Pre-poll survey predicted an Aam Aaddmi Party win, but the historical sweep stunned pundits. AAP's chief strategist Ashish Talwar, who is a member of Arvind Kejriwal's core team, managed meetings, road-shows and booth management. As the landslide euphoria begins to settle, he tells HT what worked and how. Excerpts:
AAP's booth management took its opponents by surprise. What all went into it?
For a party that has to be built brick-by-brick, only long-term planning works. Arvind initiated the mobilisation of booth-level volunteers by appointing gali-prabharis in July 2013. By the time, we contested our first election in November 2013, we could ensure basic minimum presence - 15,000 volunteers for 3,500 polling premises comprising 12,000 booths. We went for an expansion even before the Lok Sabha elections. This was really a game-changer. After 18 months of continuous work we finally had 3,000 people managing 35-40,000 volunteers at 12,000 booths. Our colleague Durgesh Pathak played a stellar role in this entire process and he along with Dilip Pandey ensured our success on the ground.
Despite the challenge of shedding the 'quitter' tag, Kejriwal seemed to have an instant connect with the public. Did the party plan it that way?
When he interacts, people open up because they identify with him. In that sense, he is a total voter converter. If people see him in person, take selfies with him or hear him, it works. So the idea was we should not waste resources on big rallies but hold meetings in each assembly seat.
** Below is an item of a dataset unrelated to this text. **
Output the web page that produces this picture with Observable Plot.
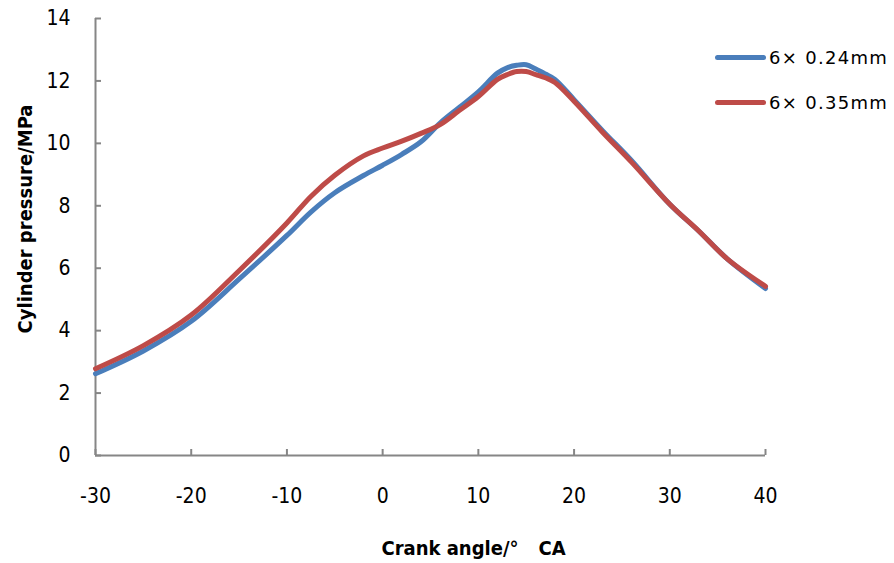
<!DOCTYPE html>
<html>
<head>
<meta charset="utf-8">
<script src="https://cdn.jsdelivr.net/npm/d3@7"></script>
<script src="https://cdn.jsdelivr.net/npm/@observablehq/plot@0.6"></script>
<style>
  html, body { margin: 0; padding: 0; background: #fff; }
  #wrap { position: relative; width: 894px; height: 563px; }
  .legend { position: absolute; left: 715px; font-family: "DejaVu Sans", sans-serif; font-size: 18px; letter-spacing: 1.3px; color: #000; display: flex; align-items: center; white-space: nowrap; }
  .legend .sw { width: 51px; height: 5px; border-radius: 2.5px; margin-right: 3px; }
</style>
</head>
<body>
<div id="wrap"></div>
<script>
// Crank angle (°CA)
const angles = [-30, -25, -20, -15, -10, -7.5, -5, -2, 0, 2, 4, 6, 8, 10, 12, 13, 14, 15, 16, 17, 18, 20, 23, 26, 30, 33, 36, 40];
// Cylinder pressure (MPa), 6×0.24mm
const p024 = [2.62, 3.35, 4.3, 5.65, 7.05, 7.8, 8.42, 8.97, 9.3, 9.65, 10.05, 10.65, 11.15, 11.65, 12.25, 12.42, 12.5, 12.52, 12.38, 12.22, 12.05, 11.4, 10.4, 9.45, 8.05, 7.2, 6.3, 5.35];
// Cylinder pressure (MPa), 6×0.35mm
const p035 = [2.78, 3.52, 4.5, 5.92, 7.45, 8.3, 8.98, 9.6, 9.85, 10.07, 10.32, 10.6, 11.05, 11.5, 12.05, 12.2, 12.3, 12.3, 12.2, 12.1, 11.95, 11.35, 10.35, 9.4, 8.05, 7.2, 6.3, 5.42];
const seriesNames = ["6× 0.24mm", "6× 0.35mm"];
const seriesColors = ["#4a7ebb", "#be4b48"];
const xTicks = [-30, -20, -10, 0, 10, 20, 30, 40];
const yTicks = [0, 2, 4, 6, 8, 10, 12, 14];
const xTitle = "Crank angle/°　CA";
const yTitle = "Cylinder pressure/MPa";

const data = [];
angles.forEach((a, i) => {
  data.push({angle: a, p: p024[i], s: seriesNames[0]});
  data.push({angle: a, p: p035[i], s: seriesNames[1]});
});

const W = 894, H = 563, mL = 95, mR = 129, mT = 18, mB = 108;
const axisColor = "#868686";
const narrow = "'Liberation Sans Narrow', 'Arial Narrow', 'DejaVu Sans Condensed', sans-serif";
const fmt = d => String(d);

const chart = Plot.plot({
  width: W, height: H,
  marginLeft: mL, marginRight: mR, marginTop: mT, marginBottom: mB,
  style: {fontFamily: narrow, background: "#fff", color: "#000"},
  x: {domain: [-30, 40], label: null},
  y: {domain: [0, 14], label: null},
  color: {domain: seriesNames, range: seriesColors},
  marks: [
    Plot.gridY(yTicks, {stroke: axisColor, strokeOpacity: 1, strokeWidth: 2, insetRight: W - mL - mR - 6}),
    Plot.gridX(xTicks, {stroke: axisColor, strokeOpacity: 1, strokeWidth: 2, insetTop: H - mT - mB - 6}),
    Plot.ruleX([-30], {stroke: axisColor, strokeWidth: 2}),
    Plot.ruleY([0], {stroke: axisColor, strokeWidth: 2}),
    Plot.axisY(yTicks, {tickSize: 0, tickPadding: 25, fontSize: 21, label: null, tickFormat: fmt}),
    Plot.axisX(xTicks, {tickSize: 0, tickPadding: 33, fontSize: 21, label: null, tickFormat: fmt}),
    Plot.line(data, {x: "angle", y: "p", z: "s", stroke: "s", strokeWidth: 5, curve: "catmull-rom"}),
    Plot.text([yTitle], {frameAnchor: "left", textAnchor: "middle", lineAnchor: "middle", dx: -70, dy: -18, rotate: -90, fontWeight: "bold", fontSize: 20}),
    Plot.text([xTitle], {frameAnchor: "bottom", textAnchor: "middle", lineAnchor: "middle", dx: 43, dy: 93, fontWeight: "bold", fontSize: 20})
  ]
});
const wrap = document.getElementById("wrap");
wrap.appendChild(chart);

const legendTops = [57, 102];
seriesNames.forEach((n, i) => {
  const row = document.createElement("div");
  row.className = "legend";
  row.style.top = (legendTops[i] - 12) + "px";
  row.style.height = "24px";
  const sw = document.createElement("div");
  sw.className = "sw";
  sw.style.background = seriesColors[i];
  const t = document.createElement("span");
  t.textContent = n;
  row.appendChild(sw);
  row.appendChild(t);
  wrap.appendChild(row);
});
</script>
</body>
</html>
I like to call them VSJS - Vidhan Sabha Jan Sabhas, where the public is only from that particular constituency. As the campaign progressed, the crowds increased. Some 800,000 to 1,000,000 people heard Arvind speak at 110 VSJS.
And the delay in holding fresh elections obviously helped?
Yes, we had an early start. After Arvind resigned in February 2014, the Centre didn't hold fresh polls for a year. And the delay worked in AAP's favour. We started preparing in June itself. We were also first off the block in announcing candidates. Unlike in BJP, there was no confusion in AAP. Right from the word go, we wanted 'paanch saal Kejriwal'. There was a singularity of purpose.
In 2013, the roadshows that you planned for Arvind Kejriwal were a great success. Was the switch to public meetings a strategic one?
Last time, we started canvassing in July, so it was a five-month campaign. For this election, we had only two months so we held only one mega roadshow that was held for Arvind's nomination.
The party seemed to rely completely on Kejriwal…
He is our biggest leader. But in total 620 meetings and roadshows were conducted by all our star campaigners such as Bhagwant Mann, Kumar Vishwas, Sanjay Singh, Manish Sisodia, Yogendra Yadav, Ashutosh, Dilip Pandey, Vishal Dadlani, Gul Panag, Jasraj Jassi and many others. I must mention that Bhagwant Mann and Sanjay Singh were our most prolific campaigners holding the maximum number of meetings. Also, Kumar Vishwas's entry in January gave a fillip to the campaign and some of his meetings had crowds in five figures.
What was the strategy in areas like rural Delhi where AAP had failed in 2013?
There are thirteen seats of Delhi dehat and in 2013 we had drawn a blank there but in 2014 Lok Sabha, our performance was much better because many new entrants had joined the party between December and March 2014. We launched various frontal outfits. Once elections were announced, all ships sailed in the same direction
AAP gave tickets to many who came from other parties, and also to entrants…
Searching for candidates wherever required was the responsibility of our colleague Sanjay Singh, so he can answer this question better. But I would like to clear the air about new entrants into the party. When ticket distribution took place, AAP as a political party had existed for two years and one set of these entrants had been with us for almost a year. In fact of the 15 tickets that are said to be given to newcomers, only six are new entrants who joined post-Lok Sabha elections.
What next for you?
I have never asked for any party position but believed in doing whatever work is given to me. After the Lok Sabha elections I had taken a four month break, even this time, I might do the same but I haven't decided yet.